IoT-based initiatives are being incorporated by companies in the energy sector at a rapid fire pace. Many of these initiatives are incorporating artificial intelligence (AI) into the project. Therefore, it is important that companies use Artificial Intelligence in analyzing and using data collected in a very prudent and cautious manner. By not doing so they are potentially placed at risk by biased predictions or decisions that may arise through problems with data, algorithms or both. While AI is not yet regulated, Congress has been conducting hearings and as such, considering legislation in this regard. The following article does a good job of pointing out some potential IoT areas of concern for the energy industry, however the potential AI issues traverse many businesses and industries.

Whether thinking about managing oil and gas, water or other infrastructure facilities, or considering industrial efficiency, robotics and automation, you may be pondering how the Internet of Things (IoT) can be used to leverage resources. Forward-thinking strategies include not just staying on top of regulatory changes that affect the IoT ecosystem, but also influencing them.

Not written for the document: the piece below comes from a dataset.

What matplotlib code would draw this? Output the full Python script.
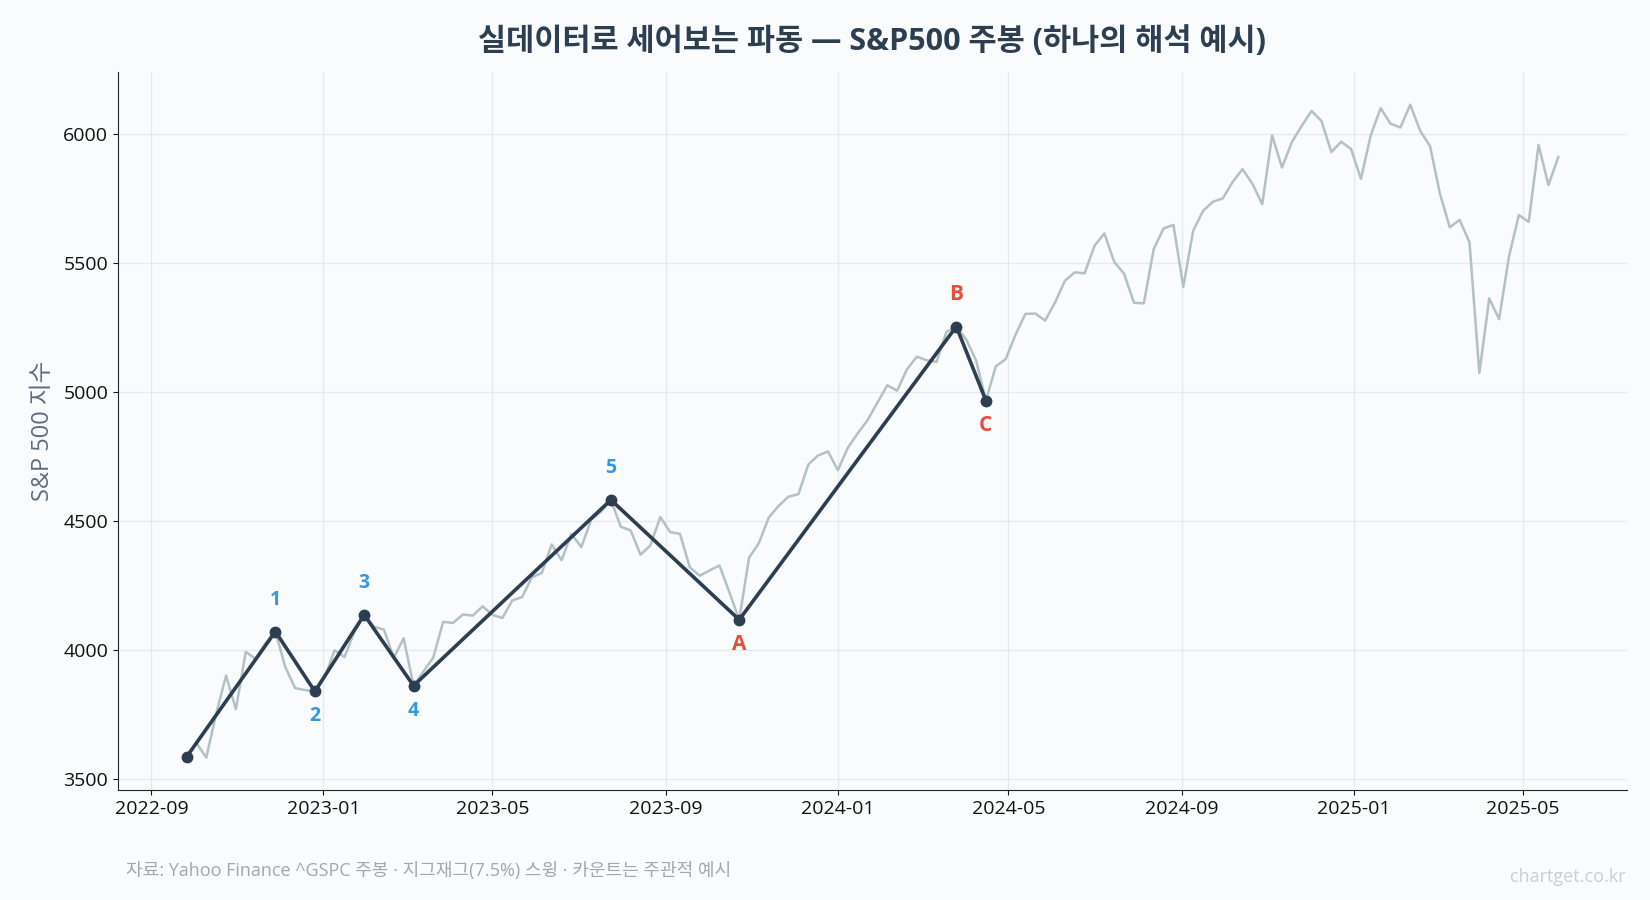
import pandas as pd
import numpy as np
import matplotlib
matplotlib.use('Agg')
import matplotlib.pyplot as plt
import matplotlib.dates as mdates

plt.rcParams['font.family'] = ['Open Sans', 'Noto Sans CJK KR', 'DejaVu Sans']

# S&P500 weekly close (week start Monday)
start_week = '2022-09-26'
closes = [
    3585.62, 3639.66, 3583.07, 3752.75, 3901.06, 3770.55, 3992.93, 3965.34, 4026.12, 4071.70,
    3934.38, 3852.36, 3844.82, 3839.50, 3895.08, 3999.09, 3972.61, 4070.56, 4136.48, 4090.46,
    4079.09, 3970.04, 4045.64, 3861.59, 3916.64, 3970.99, 4109.31, 4105.02, 4137.64, 4133.52,
    4169.48, 4136.25, 4124.08, 4191.98, 4205.45, 4282.37, 4298.86, 4409.59, 4348.33, 4450.38,
    4398.95, 4505.42, 4536.34, 4582.23, 4478.03, 4464.05, 4369.71, 4405.71, 4515.77, 4457.49,
    4450.32, 4320.06, 4288.05, 4308.50, 4327.78, 4224.16, 4117.37, 4358.34, 4415.24, 4514.02,
    4559.34, 4594.63, 4604.37, 4719.19, 4754.63, 4769.83, 4697.24, 4783.83, 4839.81, 4890.97,
    4958.61, 5026.61, 5005.57, 5088.80, 5137.08, 5123.69, 5117.09, 5234.18, 5254.35, 5204.34,
    5123.41, 4967.23, 5099.96, 5127.79, 5222.68, 5303.27, 5304.72, 5277.51, 5346.99, 5431.60,
    5464.62, 5460.48, 5567.19, 5615.35, 5505.00, 5459.10, 5346.56, 5344.16, 5554.25, 5634.61,
    5648.40, 5408.42, 5626.02, 5702.55, 5738.17, 5751.07, 5815.03, 5864.67, 5808.12, 5728.80,
    5995.54, 5870.62, 5969.34, 6032.38, 6090.27, 6051.09, 5930.85, 5970.84, 5942.47, 5827.04,
    5996.66, 6101.24, 6040.53, 6025.99, 6114.63, 6013.13, 5954.50, 5770.20, 5638.94, 5667.56,
    5580.94, 5074.08, 5363.36, 5282.70, 5525.21, 5686.67, 5659.91, 5958.38, 5802.82, 5911.69,
]

# zigzag pivots and wave labels
pivot_dates = ['2022-09-26', '2022-11-28', '2022-12-26', '2023-01-30', '2023-03-06',
               '2023-07-24', '2023-10-23', '2024-03-25', '2024-04-15']
pivot_labels = ['', '1', '2', '3', '4', '5', 'A', 'B', 'C']
pivot_kind = ['low', 'high', 'low', 'high', 'low', 'high', 'low', 'high', 'low']

dates = pd.date_range(start_week, periods=len(closes), freq='7D')
s = pd.Series(closes, index=dates)
pv = s.loc[pd.to_datetime(pivot_dates)]

fig = plt.figure(figsize=(16.5, 9), dpi=100, facecolor='#f9fbfd')
ax = fig.add_axes([0.0715, 0.122, 0.9145, 0.798])
ax.set_facecolor('#f9fbfd')

ax.plot(s.index, s.values, color='#b3c1c1', lw=1.8, zorder=2)
ax.plot(pv.index, pv.values, color='#2c3e50', lw=2.6, marker='o', ms=7.5, zorder=3)

for d, v, lab, kind in zip(pv.index, pv.values, pivot_labels, pivot_kind):
    if not lab:
        continue
    color = '#3498db' if lab.isdigit() else '#e74c3c'
    size = 14 if lab.isdigit() else 15
    dy = 23 if kind == 'high' else -18
    ax.annotate(lab, (d, v), xytext=(0, dy), textcoords='offset points',
                ha='center', va='center', color=color, fontsize=size,
                fontweight='bold', zorder=4)

ax.xaxis.set_major_locator(mdates.MonthLocator(bymonth=[1, 5, 9]))
ax.xaxis.set_major_formatter(mdates.DateFormatter('%Y-%m'))
ax.grid(True, color='#e3e6ea', lw=1, alpha=0.8)
ax.set_axisbelow(True)
for side in ['top', 'right']:
    ax.spines[side].set_visible(False)
ax.spines['left'].set_color('#222222')
ax.spines['bottom'].set_color('#222222')
ax.tick_params(labelsize=14, colors='#111111')
ax.set_ylabel('S&P 500 지수', fontsize=17, color='#5d6d7e', labelpad=6)

ax.set_title('실데이터로 세어보는 파동 — S&P500 주봉 (하나의 해석 예시)',
             fontsize=22, fontweight='bold', color='#2c3e50', pad=16)

fig.text(0.0765, 0.032, '자료: Yahoo Finance ^GSPC 주봉 · 지그재그(7.5%) 스윙 · 카운트는 주관적 예시',
         fontsize=13, color='#a0a8b2', ha='left', va='center')
fig.text(0.985, 0.026, 'chartget.co.kr', fontsize=13, color='#c9ced4', ha='right', va='center')

fig.savefig('out.png', dpi=100, facecolor=fig.get_facecolor())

The Internet of Things involves the collection of data by sensors and other devices that is then sent to a processor for analysis and decision making. IoT is not a completely new concept in the energy sector, as systems for wireless automatic meter reading, obtaining tank measurements, tracking industrial assets, and Smart Grid monitoring have been in use for decades to manage and control systems. But today’s IoT is now much more advanced and complex.